A small crack on the tooth is what’s referred to as a hairline tooth fracture. There are different types of cracks that can appear on the tooth. They include:
- Craze lines: These are minute cracks that are often found on the enamel of your teeth. They often don’t cause any pain, therefore, there’s no need to seek any type of treatment.
- Vertical cracks: This is a deeper crack compared to the craze lines since it runs up and down the tooth. It may not reach the gum line, therefore, you can still save the tooth from extraction.
- Split tooth: When the crack on the tooth has separated it into two segments then it’s called a split crack. Sometimes the split tooth is large and the tooth will likely need to be extracted.
- Fractured cusps: These are often found around dental fillings. They don’t reach the tooth’s pulp hence cause minimal pain if any.
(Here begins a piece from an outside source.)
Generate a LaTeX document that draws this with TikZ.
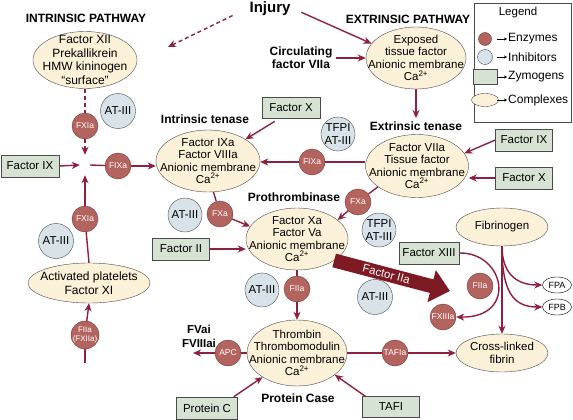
\documentclass[tikz,border=0pt]{standalone}
\usepackage{fontspec}
\setmainfont{Liberation Sans}
\usetikzlibrary{arrows.meta, positioning, shapes.geometric}
\definecolor{mEnz}{HTML}{B4645F}
\definecolor{mEnzLine}{HTML}{6E3532}
\definecolor{mInh}{HTML}{D7E3E8}
\definecolor{mZym}{HTML}{D6E2D2}
\definecolor{mCplx}{HTML}{FBF1D9}
\definecolor{mWine}{HTML}{8E1F3F}
\definecolor{mDark}{HTML}{7D1A24}
\definecolor{mEdge}{HTML}{4A4A4A}

\begin{document}
\begin{tikzpicture}[x=1pt, y=-1pt,
    enz/.style={circle, draw=mEnzLine, fill=mEnz, minimum size=26pt, inner sep=-4pt, align=center, text=white, font=\fontsize{8.5}{9}\selectfont},
    inh/.style={circle, draw=mEdge, fill=mInh, minimum size=35pt, inner sep=-4pt, align=center, font=\fontsize{11.5}{12.5}\selectfont},
    zym/.style={rectangle, draw=mEdge, fill=mZym, minimum width=57pt, minimum height=22pt, inner sep=0pt, font=\fontsize{11.5}{12}\selectfont},
    cplx/.style={ellipse, draw=mEdge, fill=mCplx, inner xsep=-20pt, inner ysep=-10pt, align=center, font=\fontsize{11.5}{12.3}\selectfont},
    hdr/.style={align=center, font=\bfseries\fontsize{12}{13}\selectfont},
    flow/.style={mWine, line width=1.4pt},
    fl/.style={flow, -{Stealth[length=8pt, width=7pt, inset=2.5pt]}},
    dflow/.style={flow, dashed, dash pattern=on 4pt off 3pt},
  ]
  \useasboundingbox (0,0) rectangle (573,420);

  % headings
  \node[hdr] (intrlab) at (86,18) {INTRINSIC PATHWAY};
  \node[hdr, font=\bfseries\fontsize{15}{16}\selectfont] (injury) at (270,9) {Injury};
  \node[hdr] (extrlab) at (408,19) {EXTRINSIC PATHWAY};
  \node[hdr] (circ) at (301,58) {Circulating\\factor VIIa};
  \node[hdr] (inlab) at (205,119) {Intrinsic tenase};
  \node[hdr] (extlab) at (416,126) {Extrinsic tenase};
  \node[hdr] (prlab) at (294,197) {Prothrombinase};
  \node[hdr, font=\bfseries\fontsize{11.5}{14}\selectfont] (fvlab) at (199,336) {FVai\\FVIIIai};
  \node[hdr] (pclab) at (298,398) {Protein Case};

  % intrinsic side
  \node[cplx, minimum width=104pt, minimum height=57pt, font=\fontsize{12}{13.7}\selectfont] (xii) at (85,60) {Factor XII\\Prekallikrein\\HMW kininogen\\“surface”};
  \node[inh] (at1) at (118,111) {AT-III};
  \node[enz] (fxia1) at (85,126) {FXIa};
  \node[minimum width=10pt, minimum height=20pt, inner sep=0pt] (xpt) at (85,165) {};
  \node[zym, minimum width=58pt] (ix1) at (30,166) {Factor IX};
  \node[enz] (fixa1) at (118,166) {FIXa};
  \node[enz] (fxia2) at (85,219) {FXIa};
  \node[inh] (at2) at (56,241) {AT-III};
  \node[cplx, minimum width=122pt, minimum height=40pt, font=\fontsize{12}{13.5}\selectfont] (plat) at (89,283) {Activated platelets\\Factor XI};
  \node[enz, minimum size=28pt, font=\fontsize{8}{9}\selectfont] (fiia1) at (85,335) {FIIa\\(FXIIa)};
  \coordinate (fiistart) at (85,363);
  \coordinate (injtip) at (168,47);

  % extrinsic side
  \node[cplx, minimum width=100pt, minimum height=62pt] (ext) at (416,58) {Exposed\\tissue factor\\Anionic membrane\\Ca\textsuperscript{2+}};
  \node[cplx, minimum width=103pt, minimum height=63pt] (extten) at (417,166) {Factor VIIa\\Tissue factor\\Anionic membrane\\Ca\textsuperscript{2+}};
  \node[zym] (ix2) at (524,140) {Factor IX};
  \node[zym] (x2) at (524,178) {Factor X};
  \node[inh, minimum size=34pt] (tfpi1) at (338,134) {TFPI\\AT-III};
  \node[enz] (fixa2) at (312,162) {FIXa};

  % tenase and prothrombinase
  \node[cplx, minimum width=104pt, minimum height=62pt] (inten) at (208,161) {Factor IXa\\Factor VIIIa\\Anionic membrane\\Ca\textsuperscript{2+}};
  \node[zym, minimum width=58pt, minimum height=21pt] (x1) at (291,108) {Factor X};
  \node[enz] (fxa1) at (220,214) {FXa};
  \node[inh, minimum size=34pt] (at3) at (185,215) {AT-III};
  \node[zym] (ii) at (181,249) {Factor II};
  \node[cplx, minimum width=102pt, minimum height=62pt] (prothr) at (297,239) {Factor Xa\\Factor Va\\Anionic membrane\\Ca\textsuperscript{2+}};
  \node[enz] (fxa2) at (358,202) {FXa};
  \node[inh, minimum size=34pt] (tfpi2) at (379,230) {TFPI\\AT-III};

  % thrombin
  \node[inh, minimum size=34pt] (at4) at (262,290) {AT-III};
  \node[enz] (fiia2) at (297,289) {FIIa};
  \node[inh] (at5) at (375,297) {AT-III};
  \node[cplx, minimum width=100pt, minimum height=66pt] (thr) at (297,353) {Thrombin\\Thrombomodulin\\Anionic membrane\\Ca\textsuperscript{2+}};
  \node[enz] (apc) at (228,353) {APC};
  \coordinate (fvtip) at (193,353);
  \node[zym, minimum width=61pt] (pc) at (207,408) {Protein C};
  \node[zym, minimum height=21pt] (tafi) at (391,407) {TAFI};
  \node[enz] (tafia) at (395,353) {TAFIa};

  % fibrin
  \node[cplx, minimum width=92pt, minimum height=38pt] (fibr) at (502,227) {Fibrinogen};
  \node[cplx, minimum width=92pt, minimum height=38pt, font=\fontsize{11.5}{13.5}\selectfont] (xfib) at (502,353) {Cross-linked\\fibrin};
  \node[zym, minimum width=60pt] (xiii) at (429,253) {Factor XIII};
  \node[enz] (fiia3) at (480,286) {FIIa};
  \node[enz] (fxiiia) at (443,317) {FXIIIa};
  \node[ellipse, draw=black, fill=white, minimum width=29pt, minimum height=16pt, inner sep=-4pt, font=\fontsize{9}{10}\selectfont] (fpa) at (557,285) {FPA};
  \node[ellipse, draw=black, fill=white, minimum width=29pt, minimum height=16pt, inner sep=-4pt, font=\fontsize{9}{10}\selectfont] (fpb) at (557,307) {FPB};
  \coordinate (iiatip) at (450,291);

  % legend
  \node[draw=mEdge, minimum width=97pt, minimum height=119pt, inner sep=0pt] (legbox) at (522.5,62.5) {};
  \node[font=\fontsize{11.5}{12}\selectfont] (leglab) at (518,13) {Legend};
  \tikzset{
    lgenz/.style={enz, minimum size=13pt},
    lginh/.style={inh, minimum size=15pt},
    lgzym/.style={zym, minimum width=24pt, minimum height=15pt},
    lgcpl/.style={cplx, minimum width=27pt, minimum height=13pt}}
  \foreach \yy/\sty/\txt [count=\i] in {39/lgenz/Enzymes, 57/lginh/Inhibitors, 77/lgzym/Zymogens, 100/lgcpl/Complexes} {
    \node[\sty] (ls\i) at (485,\yy) {};
    \node[anchor=west, inner sep=1pt, font=\fontsize{12}{13}\selectfont] (lt\i) at (507,\yy) {\txt};
    \draw[-{Stealth[length=3pt, width=3pt]}, line width=0.6pt] ([xshift=-10pt]lt\i.west) -- (lt\i.west);
  }

  % connectors
  \draw[dflow, -{Stealth[length=8pt, width=7pt, inset=2.5pt]}, shorten <=15pt] (injury.west) -- (injtip);
  \draw[fl, shorten <=8pt] (injury.east) -- (ext.162);
  \draw[fl] (circ.east) -- (ext.west);
  \draw[fl] (ext.south) -- (extlab.north);
  \draw[dflow] (xii.south) -- (fxia1);
  \draw[dflow, -{Stealth[length=8pt, width=7pt, inset=2.5pt]}] (fxia1) -- (xpt.north);
  \draw[fl] (ix1.east) -- (xpt.west);
  \draw[flow] (plat.north) -- (fxia2);
  \draw[fl] (fxia2) -- (xpt.south);
  \draw[flow] (xpt.east) -- (fixa1);
  \draw[fl] (fixa1) -- (inten.west |- fixa1);
  \draw[flow] (fiistart) -- (fiia1);
  \draw[fl] (fiia1) -- (plat.south);
  \draw[fl, shorten <=5pt] ([xshift=-12pt]x1.south) -- (inten.30);
  \draw[flow] (extten.west |- fixa2) -- (fixa2);
  \draw[fl] (fixa2) -- (inten.east |- fixa2);
  \draw[fl] (ix2.west) -- (extten.15);
  \draw[fl] (x2.west) -- (extten.east |- x2.west);
  \draw[flow] (inten.-80) -- (fxa1);
  \draw[fl] (fxa1) -- (prothr.165);
  \draw[fl] (ii.east) -- (prothr.west |- ii.east);
  \draw[flow] (extten.208) -- (fxa2);
  \draw[fl] (fxa2) -- (prothr.25);
  \draw[flow] (prothr.south) -- (fiia2);
  \draw[fl] (fiia2) -- (thr.north);
  \draw[flow] (thr.west) -- (apc);
  \draw[fl] (apc) -- (fvtip);
  \draw[fl] ([xshift=-4pt]pc.north east) -- (thr.215);
  \draw[fl] ([xshift=3pt]tafi.north west) -- (thr.-30);
  \draw[flow] (thr.east) -- (tafia);
  \draw[fl] (tafia) -- (xfib.west);
  \draw[fl] (fibr.south) -- (xfib.north);
  \draw[fl] (fibr.south) .. controls (502,272) and (515,285) .. (fpa.west);
  \draw[fl] (fibr.south) .. controls (502,290) and (512,307) .. (fpb.west);
  \draw[fl] (xiii.east) .. controls (505,252) and (518,318) .. (fxiiia.east);
  \draw[mDark, line width=14pt, -{Triangle[length=19pt, width=32pt]}] (prothr.-30) -- (iiatip)
    node[pos=0.45, sloped, text=white, font=\fontsize{11.5}{12}\selectfont] (iialab) {Factor IIa};
\end{tikzpicture}
\end{document}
Common causes of hairline tooth fractures
You may experience small cracks on your teeth due to:
- Chewing on hard objects or foods
- Poor habits like jaw clenching and teeth grinding
- An injury such as a fall or sports accident that involves a blow to the mouth
- Large fillings that weaken the structure of the tooth
- Hot or cold foods
- Old age: Teeth are more prone to cracking above the age of 50
Signs and symptoms of a hairline tooth fracture
If you suspect that you could be having a hairline tooth fracture, watch out for the symptoms below:
- Pain that’s inconsistent. Could occur when chewing or biting food.
- Tooth sensitivity whenever you consume hot or cold foods
- Swollen gums that are painful
The reason why a cracked tooth hurts is because whenever you bite down food, it exerts pressure on the crack causing it to open further. When you stop biting the food, the crack closes back up which explains why the sharp pain immediately disappears. Sometimes the cracks are very microscopic but when they open, they expose pulp inside the tooth that could become infected or damaged. Once the pulp is infected, you’ll have to undergo a root canal to save your tooth.
How to determine if you have a hairline tooth fracture
It’s impossible to detect a hairline tooth fracture due to its small size that makes it invisible to the naked eye. However, the dentist can diagnose this condition by performing a visual exam using a magnifying lens or using a dental dye which makes the cracks stand out more. An x-ray may also reveal small cracks.
Treatment of hairline tooth fracture
The best method of treatment will depend on where the crack is located, its size and how far it’s extended towards the gum line. Bonding can be done to fill the crack. The dentist may also recommend applying a crown, which fits over the damaged tooth and caps it. In severe cases, where the crack has extended into the pulp, a root canal is necessary or you may have to remove the tooth.